ยป Gallery / 2005 / Costa Rica and Galapagos /

Manuel Antonio

The monkey time

We picked Costa Rica because Eric wanted to see monkeys. When we met to build this trip around the Galapagos cruise the conversation kept getting directed back to monkeys. Monkeys monkeys monkeys.

So we broke down and told Eric about this beach on Costa Rica’s Pacific coast where the monkeys race from the treeline to the beach to steal people’s food. Six months later Manuel Antonio ended up being the first stop on our tour.

Lodging


We stayed at La Mariposa, one of the top-rated hotels just off the crowded main road that runs above the coast. It’s a well-run operation, but the room rates are just this side of astronomical.
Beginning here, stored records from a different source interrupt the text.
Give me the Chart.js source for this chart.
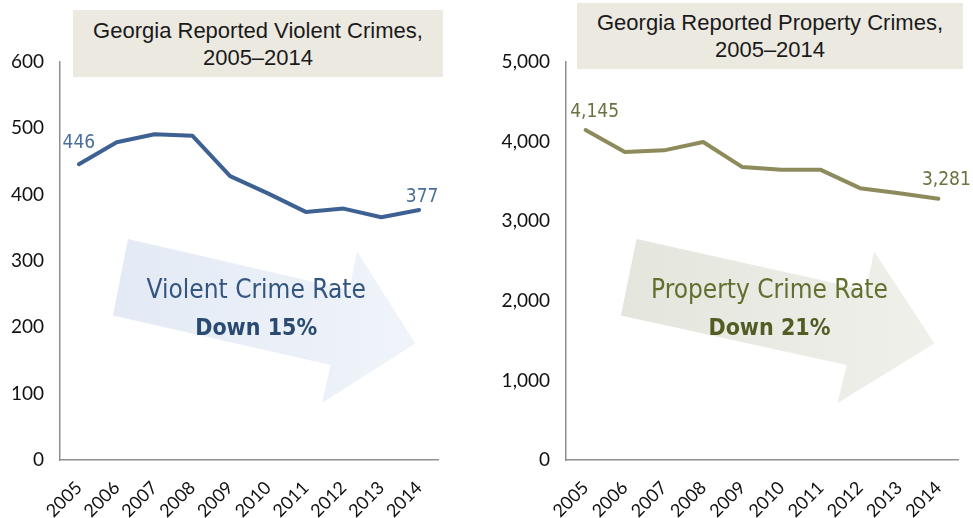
<!DOCTYPE html>
<html>
<head>
<meta charset="utf-8">
<script src="https://cdn.jsdelivr.net/npm/chart.js@4.4.1/dist/chart.umd.min.js"></script>
<style>
  html, body { margin: 0; padding: 0; background: #fff; }
  #wrap { position: relative; width: 973px; height: 518px; overflow: hidden; }
  .panel { position: absolute; top: 0; height: 518px; }
  .titleBox {
    position: absolute; background: #ECE9E1; color: #1a1a1a;
    font-family: "Liberation Sans", Arial, sans-serif; font-size: 22px; line-height: 27px;
    text-align: center; display: flex; align-items: center; justify-content: center;
  }
</style>
</head>
<body>
<div id="wrap">
  <div class="panel" style="left:0;width:480px"><canvas id="violentChart" width="480" height="518"></canvas></div>
  <div class="panel" style="left:490px;width:483px"><canvas id="propertyChart" width="483" height="518"></canvas></div>
  <div class="titleBox" style="left:73px;top:10px;width:370px;height:67px">Georgia Reported Violent Crimes,<br>2005–2014</div>
  <div class="titleBox" style="left:577px;top:3px;width:386px;height:66px">Georgia Reported Property Crimes,<br>2005–2014</div>
</div>
<script>
const years = ['2005', '2006', '2007', '2008', '2009', '2010', '2011', '2012', '2013', '2014'];
const violentCrimes = [446, 479, 491, 489, 428, 402, 374, 379, 366, 377];
const propertyCrimes = [4145, 3870, 3890, 3995, 3680, 3645, 3645, 3415, 3350, 3281];
const violentTicks = [0, 100, 200, 300, 400, 500, 600];
const propertyTicks = [0, 1000, 2000, 3000, 4000, 5000];

const fmt = v => v.toLocaleString('en-US');
const narrowFont = '"DejaVu Sans Condensed", "DejaVu Sans", sans-serif';

// big faded arrow behind the line, shape given as fractions of the plot area
const arrowShape = [
  [0.180, 0.445], [0.765, 0.573], [0.786, 0.476], [0.940, 0.707],
  [0.693, 0.857], [0.716, 0.761], [0.140, 0.637]
];

const arrowPlugin = {
  id: 'trendArrow',
  beforeDatasetsDraw(chart, args, opts) {
    const { ctx, chartArea: a } = chart;
    const w = a.right - a.left, h = a.bottom - a.top;
    const px = p => [a.left + p[0] * w, a.top + p[1] * h];
    ctx.save();
    const g = ctx.createLinearGradient(a.left + 0.14 * w, 0, a.left + 0.94 * w, 0);
    g.addColorStop(0, opts.fill);
    g.addColorStop(1, opts.fillEnd);
    ctx.fillStyle = g;
    ctx.beginPath();
    arrowShape.forEach((p, i) => {
      const [x, y] = px(p);
      i ? ctx.lineTo(x, y) : ctx.moveTo(x, y);
    });
    ctx.closePath();
    ctx.fill();

    const data = chart.data.datasets[0].data;
    const drop = Math.round((data[0] - data[data.length - 1]) / data[0] * 100);
    const cx = a.left + 0.519 * w;
    ctx.textAlign = 'center';
    ctx.textBaseline = 'alphabetic';
    ctx.fillStyle = opts.textColor;
    ctx.font = '26px ' + narrowFont;
    ctx.fillText(opts.label, cx, a.top + 0.593 * h);
    ctx.fillStyle = opts.boldColor;
    ctx.font = 'bold 23px ' + narrowFont;
    ctx.fillText('Down ' + drop + '%', cx, a.top + 0.686 * h);
    ctx.restore();
  }
};

// value labels on the first and last points
const endLabels = {
  id: 'endLabels',
  afterDatasetsDraw(chart, args, opts) {
    const { ctx } = chart;
    const meta = chart.getDatasetMeta(0);
    const data = chart.data.datasets[0].data;
    ctx.save();
    ctx.font = '19px ' + narrowFont;
    ctx.fillStyle = opts.color;
    ctx.textAlign = 'center';
    ctx.textBaseline = 'alphabetic';
    opts.items.forEach(it => {
      const pt = meta.data[it.index];
      ctx.fillText(fmt(data[it.index]), pt.x + it.dx, pt.y - it.dy);
    });
    ctx.restore();
  }
};

function makeChart(id, values, ticks, cfg) {
  return new Chart(document.getElementById(id), {
    type: 'line',
    data: {
      labels: years,
      datasets: [{
        data: values,
        borderColor: cfg.lineColor,
        borderWidth: 4,
        borderCapStyle: 'round',
        borderJoinStyle: 'round',
        pointRadius: 0,
        tension: 0,
        fill: false
      }]
    },
    options: {
      responsive: false,
      animation: false,
      layout: { padding: { top: 62, right: cfg.padRight, left: 0, bottom: 0 } },
      plugins: {
        legend: { display: false },
        tooltip: { enabled: false },
        trendArrow: cfg.arrow,
        endLabels: cfg.labels
      },
      scales: {
        x: {
          offset: true,
          grid: { display: false, drawTicks: false },
          border: { display: true, color: '#8f8f8f', width: 1.5 },
          ticks: {
            color: '#111', font: { family: 'Lato', size: 18 },
            minRotation: 45, maxRotation: 45, padding: 17, autoSkip: false
          },
          afterFit(scale) { scale.height = 58; }
        },
        y: {
          min: ticks[0],
          max: ticks[ticks.length - 1],
          afterBuildTicks(scale) { scale.ticks = ticks.map(v => ({ value: v })); },
          grid: { display: false, drawTicks: false },
          border: { display: true, color: '#8f8f8f', width: 1.5 },
          ticks: {
            color: '#111', font: { family: 'Lato', size: 19 }, padding: 16,
            callback: v => fmt(v)
          },
          afterFit(scale) { scale.width = cfg.axisWidth; }
        }
      }
    },
    plugins: [arrowPlugin, endLabels]
  });
}

makeChart('violentChart', violentCrimes, violentTicks, {
  lineColor: '#3E6193',
  padRight: 42,
  axisWidth: 60,
  arrow: { label: 'Violent Crime Rate', fill: '#E3EAF5', fillEnd: '#F0F4FA', textColor: '#34557F', boldColor: '#2B4A72' },
  labels: { color: '#4A6E9B', items: [{ index: 0, dx: 0, dy: 16 }, { index: 9, dx: 3, dy: 8 }] }
});

makeChart('propertyChart', propertyCrimes, propertyTicks, {
  lineColor: '#8D8B5C',
  padRight: 15,
  axisWidth: 76,
  arrow: { label: 'Property Crime Rate', fill: '#E4E6DD', fillEnd: '#EFF0EA', textColor: '#62702F', boldColor: '#515D24' },
  labels: { color: '#6B7140', items: [{ index: 0, dx: 9, dy: 13 }, { index: 9, dx: 8, dy: 14 }] }
});
</script>
</body>
</html>
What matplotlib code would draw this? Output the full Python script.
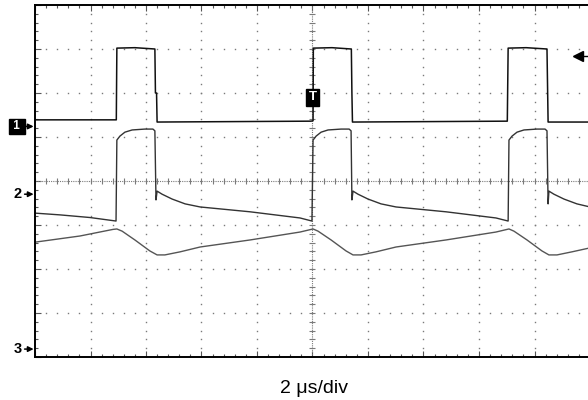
"""
Scope capture: three channels, 2 us/div, 10 x 8 divisions.
  python plot.py  -> out.png
"""
import numpy as np
import matplotlib
matplotlib.use("Agg")
import matplotlib.pyplot as plt

plt.rcParams["font.family"] = ["Liberation Sans", "DejaVu Sans"]

# time in us, amplitude in divisions (0 = screen centre)
CH1_T = [0.00, 2.93, 2.95, 3.60, 4.32, 4.34, 4.38, 4.40, 9.95, 10.02, 10.03, 10.70, 11.40, 11.42, 11.44,
         17.02, 17.05, 17.70, 18.45, 18.49, 20.00]
CH1_V = [1.39, 1.39, 3.02, 3.03, 3.00, 2.00, 2.00, 1.34, 1.36, 1.37, 3.02, 3.03, 3.00, 2.00, 1.34,
         1.36, 3.02, 3.03, 3.00, 1.34, 1.34]

CH2_T = [0.00, 0.90, 1.98, 2.92, 2.95, 3.06, 3.24, 3.50, 3.96, 4.25, 4.32, 4.36, 4.40, 4.58, 4.94,
         5.41, 5.95, 7.75, 9.55, 9.98, 10.02, 10.13, 10.31, 10.56, 11.03, 11.32, 11.39, 11.42, 11.46,
         11.64, 12.00, 12.47, 13.01, 14.81, 16.61, 17.05, 17.08, 17.19, 17.37, 17.62, 18.09, 18.38,
         18.45, 18.49, 18.52, 18.70, 19.06, 19.53, 20.00]
CH2_V = [-0.73, -0.77, -0.83, -0.91, 0.93, 1.02, 1.11, 1.16, 1.18, 1.18, 1.14, -0.43, -0.23, -0.30, -0.41,
         -0.52, -0.59, -0.70, -0.84, -0.91, 0.93, 1.02, 1.11, 1.16, 1.18, 1.18, 1.14, -0.43, -0.23,
         -0.30, -0.41, -0.52, -0.59, -0.70, -0.84, -0.91, 0.93, 1.02, 1.11, 1.16, 1.18, 1.18,
         1.14, -0.52, -0.23, -0.30, -0.41, -0.52, -0.59]

CH3_T = [0.00, 1.62, 2.81, 2.95, 3.14, 3.60, 4.14, 4.40, 4.68, 5.23, 5.95, 7.75, 9.55, 10.02, 10.20,
         10.67, 11.21, 11.46, 11.75, 12.29, 13.01, 14.81, 16.61, 17.08, 17.26, 17.73, 18.27, 18.52,
         18.81, 19.35, 20.00]
CH3_V = [-1.39, -1.25, -1.10, -1.09, -1.14, -1.34, -1.59, -1.68, -1.68, -1.61, -1.50, -1.34, -1.16,
         -1.09, -1.14, -1.34, -1.59, -1.68, -1.68, -1.61, -1.50, -1.34, -1.16, -1.09, -1.14, -1.34,
         -1.59, -1.68, -1.68, -1.61, -1.52]

MARKERS = [("1", 1.24), ("2", -0.30), ("3", -3.82)]   # channel ground refs (div)
TRIG_T, TRIG_LEVEL = 10.0, 2.84
TIMEBASE = "2 \u03bcs/div"

GRID = "#7a7a7a"
W, H = 588, 400

fig = plt.figure(figsize=(W / 100, H / 100), dpi=100)
ax = fig.add_axes([35 / W, 43 / H, 555 / W, 352 / H])
ax.set_xlim(0, 20); ax.set_ylim(-4, 4)

# ---------------------------------------------------------------- graticule
ys = np.arange(-4, 4.01, 0.2)
xs = np.arange(0, 20.01, 0.4)
for gx in range(2, 20, 2):
    if gx == 10:
        continue
    ax.plot(np.full_like(ys, gx), ys, ls="none", marker="s", ms=1.0, color=GRID, mew=0)
for gy in range(-3, 4):
    if gy == 0:
        continue
    ax.plot(xs, np.full_like(xs, gy), ls="none", marker="s", ms=1.0, color=GRID, mew=0)
# centre cross: dense dotted with short ticks
ax.plot([10, 10], [-4, 4], color=GRID, lw=0.8, ls=(0, (1, 1)))
ax.plot([0, 20], [0, 0], color=GRID, lw=0.8, ls=(0, (1, 1)))
ax.plot(np.full_like(ys, 10), ys, ls="none", marker="_", ms=5, color=GRID, mew=0.8)
ax.plot(xs, np.zeros_like(xs), ls="none", marker="|", ms=5, color=GRID, mew=0.8)

ax.set_xticks(np.arange(0, 20.01, 2)); ax.set_xticks(xs, minor=True)
ax.set_yticks(np.arange(-4, 4.01, 1)); ax.set_yticks(ys, minor=True)
ax.tick_params(which="both", direction="in", top=True, bottom=True, left=True, right=False,
               labelbottom=False, labelleft=False, color="#555555", width=0.8)
ax.tick_params(which="major", length=4)
ax.tick_params(which="minor", length=2.5)
for s in ("left", "top", "bottom"):
    ax.spines[s].set_linewidth(1.4)
ax.spines["right"].set_visible(False)

# ---------------------------------------------------------------- traces
ax.plot(CH3_T, CH3_V, color="#555555", lw=1.0)
ax.plot(CH2_T, CH2_V, color="#333333", lw=1.0)
ax.plot(CH1_T, CH1_V, color="#111111", lw=1.1)

# ---------------------------------------------------------------- channel / trigger markers
for name, gnd in MARKERS:
    if name == "1":
        ax.annotate(" 1 ", (0, gnd), xytext=(-13, 0), textcoords="offset points",
                    ha="center", va="center", fontsize=8.5, fontweight="bold", color="white",
                    bbox=dict(boxstyle="square,pad=0.1", fc="black", ec="black"), annotation_clip=False)
    else:
        ax.annotate(name, (0, gnd), xytext=(-12.5, 0), textcoords="offset points",
                    ha="center", va="center", fontsize=10.5, fontweight="bold", color="black",
                    annotation_clip=False)
    ax.annotate("", (0, gnd), xytext=(-7.5, 0), textcoords="offset points",
                arrowprops=dict(arrowstyle="-|>", color="black", lw=1.1, mutation_scale=8,
                                shrinkA=0, shrinkB=1), annotation_clip=False)

ax.text(TRIG_T, 1.90, "T", ha="center", va="center", fontsize=9.5, fontweight="bold", color="white",
        bbox=dict(boxstyle="square,pad=0.2", fc="black", ec="black"))
ax.plot([19.55], [TRIG_LEVEL], marker="<", ms=7, color="black", clip_on=False)
ax.plot([19.6, 20.0], [TRIG_LEVEL, TRIG_LEVEL], color="black", lw=1.0, clip_on=False)

fig.text(314 / W, 7 / H, TIMEBASE, ha="center", va="baseline", fontsize=14)

fig.savefig("out.png", dpi=100)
Manuel Antonio: We Got Your Monkeys Right Here

Our first monkey sighting was a lone howler croaking his disapproval from the treetops as we entered the butterfly farm that first morning. Walking down to the beach later in the day we were puzzled by signs tacked to trees claiming sponsorship of monkey bridges – kids and elementary-school classes in the US were sending money to Manuel Antonio to support the monkeys, but I couldn’t figure out where the money was going. There weren’t any bridges that I could see, just telephone and electrical wires above the road.



Okay, so some of those wires were actually ropes put there to help the endangered squirrel monkeys make it to the water without being run over or electrocuted. The bridges are maintained by Kids Saving the Rainforest, a non-profit founded by 9-year-old girls to educate humans and assist monkeys.

On our way back uphill from the beach we came across a troop of white-faced capuchins crossing the road to raid a stand of plantain and fruit trees.

Manuel Antonio National Park

The main draw of this part of Costa Rica is the national park, 1680 acres of forest and beach set aside in 1972 as a buffer from all the hotel and condo development sprouting around Manuel Antonio.



Alberto, our guide, had comprehensive knowledge of the plants and animals in the park along with a good eye for spotting wildlife.



While Alberto was very helpful in identifying birds and plants, we were able to spot the capuchin monkeys on our own. We happened upon about a dozen of the little guys crossing over the footpath to reach the beach and steal lunches from the local sunbathers.



The monkeys aren’t the only story at the national park – plenty of unusual birds, land animals and plants make the park their home. I scratched out a list as we walked: yellow-crested night heron, brown pelican, Tennessee warbler, bats, agouti, greenback heron, crested flycatcher, osprey, jesus lizard.



Soon after our encounter with the monkey troop Cindy spotted a lump of fur high in the treetops. Alberto’s telescope revealed a two-toed sloth napping on a branch. We lined up for scope-assisted photos.


Alberto soon located a knot of matted hair in another tree – a three-toed sloth, the two-toed’s little cousin.

Hygiene is important. This guy looked awful compared to the two-toed. Algae had tinted his fur green, and we speculated on the self-respect levels among the sloth family.

A few days later we’d discover that algae’s not the only thing along for the slow ride on one of these creatures.

The pool bar



We made good use of the infinity pool at La Mariposa, sliding up to the bar each night to watch the sun set.

Bonus monkey


We’d seen plenty of capuchins and been berated by howlers but missed the endangered red-backed squirrel monkeys entirely. Undaunted, Melanie snuck out early on our last morning at La Mariposa and tracked down a family of squirrel monkeys headed for the beach and breakfast.